How my first great rejection became my first great success
But, none of those compared to my first great failure on the road to entrepreneurship -- one which I imagine most of us have faced at some point. This was the failure that transformed me into an entrepreneur in the first place.
I faced this challenge straight out of college, when I was trying to get a job. I was already considered young for the broadcast news industry, and got turned down by more news stations than I care to admit. At one point, my greatest achievement was having landed a temporary, at times abusive internship at a production company.
It was only after I launched my own company -- which grew into the company I've been running for more than 15 years -- that I realized this important lesson: Logic is relative. What one mid-level producer thinks of my talent is by no means a reflection of what I could really achieve. And those failures, all those unanswered cover letters and closed doors, only solidified my passion for this career and showed me the true path I needed to take.
Within its first year, Cimaglia Productions had grown considerably, landing large clients and then a personal contract with NBC. By 21, some of the local news stations that turned me down only a year earlier were taking my direction from the network level.
Deciding where your story ends
Seeing failure as a dead end is the most significant mistake you can make as an entrepreneur, or indeed in your life. It's fine to ditch an idea that isn't working, as long as you learn from it and integrate that knowledge into your next plan. The method is humility, and the enemy is pride.
And after a while, when you've made enough mistakes, you'll stop making them as often. You'll start being able to forecast your failures. That's what I call being mindful in business -- being able to recognize the value of what you have, and not feeling the need to repeat the mistakes of your past. Much like growing wise in years, it's a state of enlightenment (as much as we can hope for, anyway) that comes only after living, failing and continuing to live. I'm not done failing yet, but I'm at a point where I can live beyond regret and work toward becoming a better person.

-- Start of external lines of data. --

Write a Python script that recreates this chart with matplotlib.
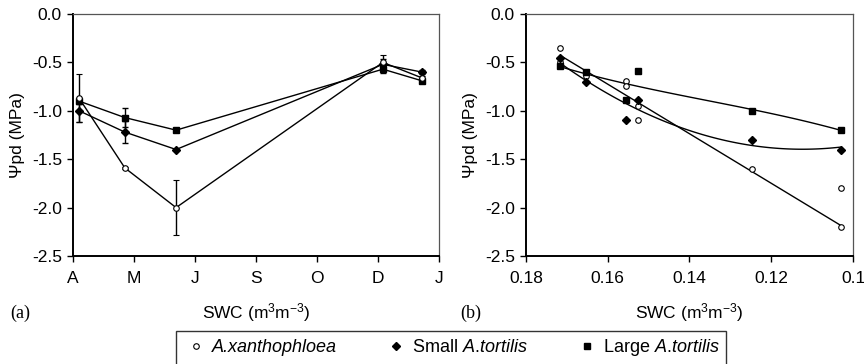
import numpy as np
import matplotlib
matplotlib.use('Agg')
import matplotlib.pyplot as plt
from matplotlib.lines import Line2D

plt.rcParams['font.family'] = ['Liberation Sans', 'DejaVu Sans']
plt.rcParams['mathtext.fontset'] = 'custom'
plt.rcParams['mathtext.rm'] = 'Liberation Sans'
plt.rcParams['mathtext.it'] = 'Liberation Sans:italic'
plt.rcParams['axes.unicode_minus'] = False

## (a) seasonal course of predawn water potential
months = ['A', 'M', 'J', 'S', 'O', 'D', 'J']
dates = [0.1, 0.85, 1.69, 5.08, 5.72]          # sampling dates, month units

xan_psi = [-0.87, -1.59, -2.0, -0.5, -0.66]
xan_err = [0.25, 0.01, 0.28, 0.08, 0.02]
small_psi = [-1.0, -1.22, -1.4, -0.52, -0.6]
small_err = [0.12, 0.11, 0.01, 0.05, 0.02]
large_psi = [-0.9, -1.07, -1.2, -0.57, -0.69]
large_err = [0.03, 0.1, 0.01, 0.04, 0.02]

## (b) predawn water potential against soil water content
xan_swc = [0.1716, 0.1716, 0.1654, 0.1556, 0.1556, 0.1525, 0.1525, 0.1246, 0.1029, 0.1029]
xan_b = [-0.35, -0.5, -0.64, -0.69, -0.74, -0.95, -1.1, -1.6, -1.8, -2.2]
xan_in_fit = [1, 1, 1, 1, 1, 1, 1, 1, 0, 1]     # -1.8 left out of the regression
small_swc = [0.1716, 0.1654, 0.1556, 0.1525, 0.1246, 0.1029]
small_b = [-0.45, -0.7, -1.1, -0.89, -1.3, -1.4]
large_swc = [0.1716, 0.1654, 0.1556, 0.1525, 0.1246, 0.1029]
large_b = [-0.54, -0.6, -0.89, -0.59, -1.0, -1.2]

swc_ticks = [0.18, 0.16, 0.14, 0.12, 0.10]
swc_labels = ['0.18', '0.16', '0.14', '0.12', '0.1']
psi_ticks = [0.0, -0.5, -1.0, -1.5, -2.0, -2.5]

circ = dict(marker='o', ms=4, mfc='white', mec='black', mew=0.8)
diam = dict(marker='D', ms=4.2, mfc='black', mec='black')
sqr = dict(marker='s', ms=5, mfc='black', mec='black')

fig = plt.figure(figsize=(8.64, 3.64), dpi=100, facecolor='white')
axA = fig.add_axes([73/864, 1-256/364, 366/864, 242/364])
axB = fig.add_axes([526/864, 1-256/364, 327/864, 242/364])


def style(ax):
    ax.set_ylim(-2.5, 0)
    ax.set_yticks(psi_ticks)
    ax.set_yticklabels(['%.1f' % v for v in psi_ticks])
    for s in ['left', 'bottom']:
        ax.spines[s].set_linewidth(1.4)
        ax.spines[s].set_color('black')
    for s in ['top', 'right']:
        ax.spines[s].set_linewidth(0.9)
        ax.spines[s].set_color('#555555')
    ax.tick_params(direction='out', length=4, width=1, labelsize=12.5)
    ax.tick_params(axis='x', pad=6.5)
    ax.tick_params(axis='y', pad=4)
    ax.set_ylabel('\u03a8pd (MPa)', fontsize=12.5, labelpad=5)
    ax.set_xlabel(r'SWC (m$^3$m$^{-3}$)', fontsize=12.5, labelpad=11.5)


ekw = dict(color='black', lw=1, capsize=2.5, elinewidth=1, capthick=1)
axA.errorbar(dates, large_psi, yerr=large_err, **sqr, **ekw)
axA.errorbar(dates, small_psi, yerr=small_err, **diam, **ekw)
axA.errorbar(dates, xan_psi, yerr=xan_err, **circ, **ekw)
axA.set_xlim(0, 6)
axA.set_xticks(range(len(months)))
axA.set_xticklabels(months)
style(axA)

# points with fitted trend lines
xs = np.array(xan_swc)
ys = np.array(xan_b)
keep = np.array(xan_in_fit) == 1
fits = [(xs[keep], ys[keep], 1), (small_swc, small_b, 2), (large_swc, large_b, 3)]
for fx, fy, deg in fits:
    coef = np.polyfit(fx, fy, deg)
    xx = np.linspace(min(fx), max(fx), 100)
    axB.plot(xx, np.polyval(coef, xx), color='black', lw=1)
axB.plot(xan_swc, xan_b, ls='none', **circ)
axB.plot(small_swc, small_b, ls='none', **diam)
axB.plot(large_swc, large_b, ls='none', **sqr)
axB.set_xlim(0.18, 0.10)
axB.set_xticks(swc_ticks)
axB.set_xticklabels(swc_labels)
style(axB)

fig.text(20/864, 1-313/364, '(a)', family='Liberation Serif', fontsize=13,
         ha='center', va='center')
fig.text(471/864, 1-313/364, '(b)', family='Liberation Serif', fontsize=13,
         ha='center', va='center')

handles = [Line2D([], [], ls='none', **circ),
           Line2D([], [], ls='none', **diam),
           Line2D([], [], ls='none', **sqr)]
labels = ['A.xanthophloea', r'Small $\mathit{A.\!tortilis}$',
          r'Large $\mathit{A.\!tortilis}$']
leg = fig.legend(handles, labels, loc='center', bbox_to_anchor=(451/864, 1-348/364),
                 ncol=3, fontsize=13, frameon=True, fancybox=False,
                 handlelength=1.6, handletextpad=0.05, columnspacing=2.5,
                 borderpad=0.35, borderaxespad=0)
leg.get_texts()[0].set_fontstyle('italic')
leg.get_frame().set_edgecolor('black')
leg.get_frame().set_linewidth(1)

fig.savefig('out.png', dpi=100, facecolor='white')
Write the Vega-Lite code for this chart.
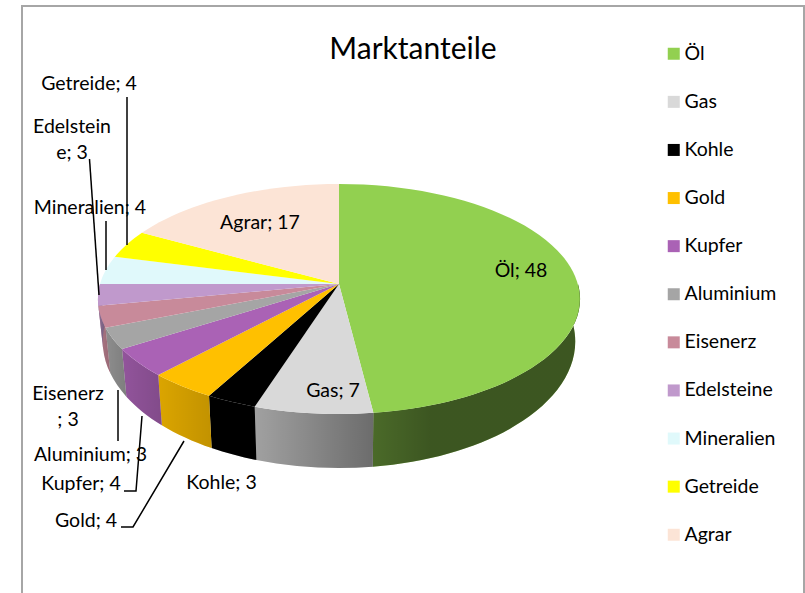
{
"$schema":"https://vega.github.io/schema/vega-lite/v6.json",
"autosize":"none","padding":0,"width":805,"height":593,"background":"white",
"title":{"text":"Marktanteile","font":"Lato","fontSize":30,"fontWeight":"normal","color":"#000000","anchor":"middle","align":"center","baseline":"middle","dx":10.5,"offset":-80},
"config":{"view":{"stroke":null},"axis":{"disable":true}},
"data":{"name":"anteile","values":[
{"nr":1,"name":"Öl","wert":48},
{"nr":2,"name":"Gas","wert":7},
{"nr":3,"name":"Kohle","wert":3},
{"nr":4,"name":"Gold","wert":4},
{"nr":5,"name":"Kupfer","wert":4},
{"nr":6,"name":"Aluminium","wert":3},
{"nr":7,"name":"Eisenerz","wert":3},
{"nr":8,"name":"Edelsteine","wert":3},
{"nr":9,"name":"Mineralien","wert":4},
{"nr":10,"name":"Getreide","wert":4},
{"nr":11,"name":"Agrar","wert":17}
]},
"transform":[
{"window":[{"op":"sum","field":"wert","as":"kum"}],"sort":[{"field":"nr","order":"ascending"}]},
{"calculate":"(datum.kum-datum.wert)/100*2*PI","as":"a1"},
{"calculate":"datum.kum/100*2*PI","as":"a2"},
{"calculate":"round(23900*sin(datum.a1)/(1+0.1304*cos(datum.a1)))/100","as":"x1"},
{"calculate":"round(-11304*cos(datum.a1)/(1+0.1304*cos(datum.a1)))/100","as":"y1"},
{"calculate":"round(23900*sin(datum.a2)/(1+0.1304*cos(datum.a2)))/100","as":"x2"},
{"calculate":"round(-11304*cos(datum.a2)/(1+0.1304*cos(datum.a2)))/100","as":"y2"},
{"calculate":"'M0,0L'+datum.x1+','+datum.y1+'A241,115 0 0 1 '+datum.x2+','+datum.y2+'Z'","as":"oben"},
{"calculate":"clamp(datum.a1,PI/2,3*PI/2)","as":"w1"},
{"calculate":"clamp(datum.a2,PI/2,3*PI/2)","as":"w2"},
{"calculate":"round(23900*sin(datum.w1)/(1+0.1304*cos(datum.w1)))/100","as":"wx1"},
{"calculate":"round(-11304*cos(datum.w1)/(1+0.1304*cos(datum.w1)))/100","as":"wy1"},
{"calculate":"round(23900*sin(datum.w2)/(1+0.1304*cos(datum.w2)))/100","as":"wx2"},
{"calculate":"round(-11304*cos(datum.w2)/(1+0.1304*cos(datum.w2)))/100","as":"wy2"},
{"calculate":"'M'+datum.wx1+','+datum.wy1+'A241,115 0 0 1 '+datum.wx2+','+datum.wy2+'L'+round(98*datum.wx2)/100+','+round(110*datum.wy2+4100)/100+'A236,126.5 0 0 0 '+round(98*datum.wx1)/100+','+round(110*datum.wy1+4100)/100+'Z'","as":"wand"}
],
"layer":[
{"data":{"values":[{"teil":"Rahmen"}]},
 "transform":[],
 "mark":{"type":"point","filled":false,"opacity":1,"size":4,"stroke":"#a6a6a6","strokeWidth":2,"shape":"M22,594L22,6L804,6L804,594"},
 "encoding":{"x":{"value":0},"y":{"value":0}}},
{"transform":[{"filter":"datum.w2>datum.w1"}],
 "mark":{"type":"point","filled":true,"opacity":1,"size":4,"strokeWidth":0},
 "encoding":{"x":{"value":339},"y":{"value":284},
  "shape":{"field":"wand","type":"nominal","scale":null},
  "fill":{"field":"name","type":"nominal","sort":null,
   "scale":{"domain":["Öl","Gas","Kohle","Gold","Kupfer","Aluminium","Eisenerz","Edelsteine","Mineralien","Getreide","Agrar"],
    "range":["#92d050","#d9d9d9","#000000","#ffc000","#aa62b5","#a5a5a5","#c88a9a","#c099cc","#e0f9fb","#ffff00","#fce4d6"]},
   "legend":{"title":null,"orient":"none","legendX":664,"legendY":44,"symbolType":"square","symbolSize":144,"symbolStrokeWidth":0,"symbolOpacity":1,"labelFont":"Lato","labelFontSize":19.5,"labelColor":"#000000","labelOffset":1,"rowPadding":27.1,"labelLimit":130,"padding":0}}}},
{"transform":[{"filter":"datum.name=='Öl'"}],
 "mark":{"type":"point","filled":true,"opacity":1,"size":4,"strokeWidth":0,
  "fill":{"gradient":"linear","x1":0,"x2":1,"y1":0,"y2":0,"stops":[{"offset":0,"color":"rgba(0,0,0,0.49)"},{"offset":0.28,"color":"rgba(0,0,0,0.59)"},{"offset":1,"color":"rgba(0,0,0,0.59)"}]}},
 "encoding":{"x":{"value":339},"y":{"value":284},"shape":{"field":"wand","type":"nominal","scale":null}}},
{"transform":[{"filter":"datum.name=='Gas'"}],
 "mark":{"type":"point","filled":true,"opacity":1,"size":4,"strokeWidth":0,
  "fill":{"gradient":"linear","x1":0,"x2":1,"y1":0,"y2":0,"stops":[{"offset":0,"color":"rgba(0,0,0,0.26)"},{"offset":1,"color":"rgba(0,0,0,0.5)"}]}},
 "encoding":{"x":{"value":339},"y":{"value":284},"shape":{"field":"wand","type":"nominal","scale":null}}},
{"transform":[{"filter":"datum.w2>datum.w1 && datum.name!='Gas' && datum.name!='Öl'"}],
 "mark":{"type":"point","filled":true,"opacity":1,"size":4,"strokeWidth":0,
  "fill":{"gradient":"linear","x1":0,"x2":1,"y1":0,"y2":0,"stops":[{"offset":0,"color":"rgba(0,0,0,0.14)"},{"offset":1,"color":"rgba(0,0,0,0.24)"}]}},
 "encoding":{"x":{"value":339},"y":{"value":284},"shape":{"field":"wand","type":"nominal","scale":null}}},
{"mark":{"type":"point","filled":true,"opacity":1,"size":4,"strokeWidth":0},
 "encoding":{"x":{"value":339},"y":{"value":284},
  "shape":{"field":"oben","type":"nominal","scale":null},
  "fill":{"field":"name","type":"nominal","sort":null}}},
{"transform":[
  {"calculate":"{'Gold':'M184,441L133,527L121,527','Kupfer':'M142,416L136,491L124,491','Aluminium':'M118,390L118,441','Mineralien':'M106,221L106,270','Edelsteine':'M89.5,159L99,295','Getreide':'M127,97L127,245'}[datum.name]","as":"linie"},
  {"filter":"datum.linie"}],
 "mark":{"type":"point","filled":false,"opacity":1,"size":4,"stroke":"#000000","strokeWidth":1.5},
 "encoding":{"x":{"value":0},"y":{"value":0},"shape":{"field":"linie","type":"nominal","scale":null}}},
{"transform":[
  {"calculate":"{'Öl':[521,271],'Gas':[333,391],'Kohle':[221.5,483],'Gold':[86,521],'Kupfer':[81,484],'Aluminium':[90.5,455],'Eisenerz':[68,394],'Edelsteine':[72,127],'Mineralien':[90,208],'Getreide':[89,84],'Agrar':[260,223]}[datum.name]","as":"lp"},
  {"calculate":"datum.lp[0]","as":"lx"},
  {"calculate":"datum.lp[1]","as":"ly"},
  {"calculate":"{'Eisenerz':'Eisenerz\\n; 3','Edelsteine':'Edelstein\\ne; 3'}[datum.name]||(datum.name+'; '+datum.wert)","as":"beschriftung"}],
 "mark":{"type":"text","font":"Lato","fontSize":19.5,"color":"#000000","align":"center","baseline":"middle","lineBreak":"\n","lineHeight":26},
 "encoding":{"x":{"field":"lx","type":"quantitative","scale":null},"y":{"field":"ly","type":"quantitative","scale":null},"text":{"field":"beschriftung","type":"nominal"}}}
]
}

My journey of mindfulness, which I only realized after making innumerable mistakes, helped me realize that I needed to focus more on my main company -- and myself as a person. By getting distracted by side projects, I'd neglected what helped me reach that point in the first place.
Like most entrepreneurs, I've spent much of my career focused strictly on the future. It's always about rapid growth, next quarter's numbers, meeting targets, new projects. But, it's equally important to recognize what's already in front of you. And once you learn that, you won't need failure to teach you the value of what you have.